When indigenous people are able to understand and control new technologies introduced into their cultures, they are able to assimilate the technology into an appropriate cultural context, rather than being assimilated by it. (Weatherford, 1990.) When they can control how these technologies are implemented and where, and how they are used and for what purposes, these technologies work for cultural revitalization. When they cannot control the processes of technology transfer, and the technologies are introduced in ways that make them passive and helpless in the process, then they suffer acculturation and cultural decline. Media technology seem usable for cultural revitalization because indigenous people can effectively repurpose them for their own cultural use. Recent changes in media technology have made creating media programming simpler, cheaper, and easier, and thus enabled indigenous people their own chance to ride on the info highway.

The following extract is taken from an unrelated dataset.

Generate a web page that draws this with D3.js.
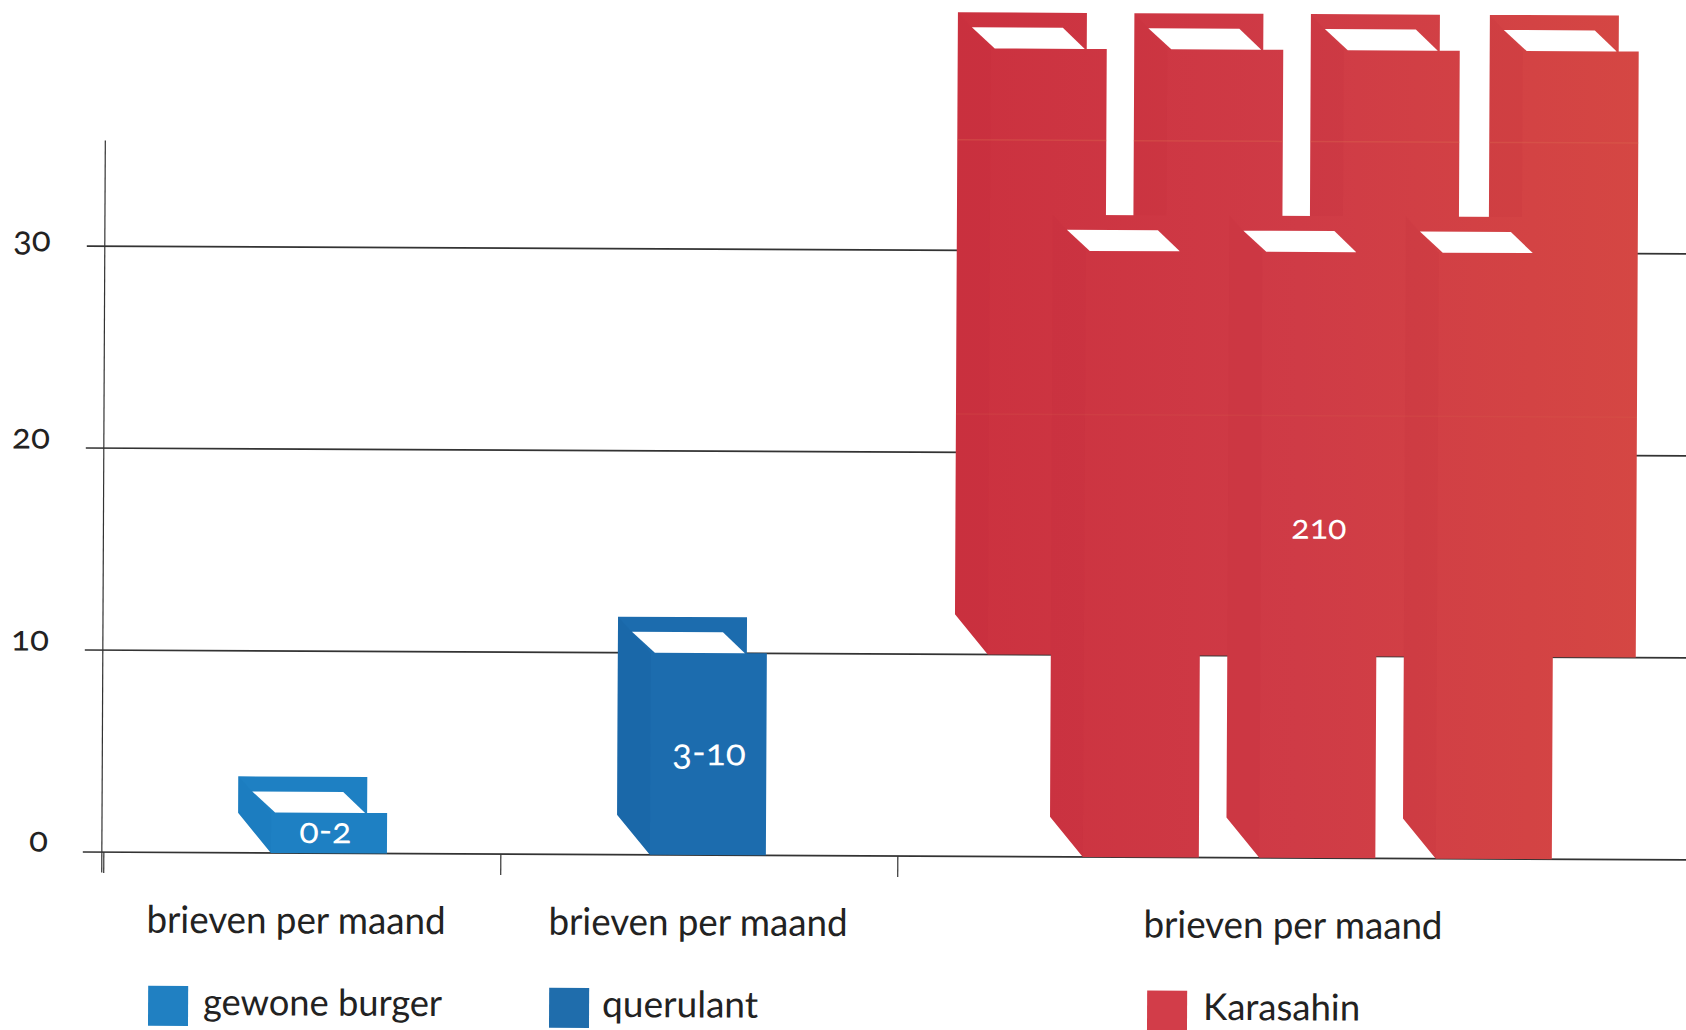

Although many technologies have had negative effects on indigenous people, the electronic media have a lot of positive potentials for them. While many critics of television and the electronic media see these things as threats to indigenous cultural survival and tools of "cultural imperialism," in point of fact, these technologies may be the instruments of their technological survival in the modern era. Television, radio, and other electronic media are allowing indigenous people to reassert themselves on the global stage and have their voices heard. Rather than viewing these as uncomfortable impositions from outside, they should be viewed as the latest way indigenous groups have acquired new tools to confront new historical circumstances. Theres little empirical evidence that media technologies cause acculturation in indigenous people, and some suggestive evidence that they can help resist assimilation and cultural decline. On that basis, one would have to say that, on balance, the electronic media are not antithetical or dangerous to indigenous societies.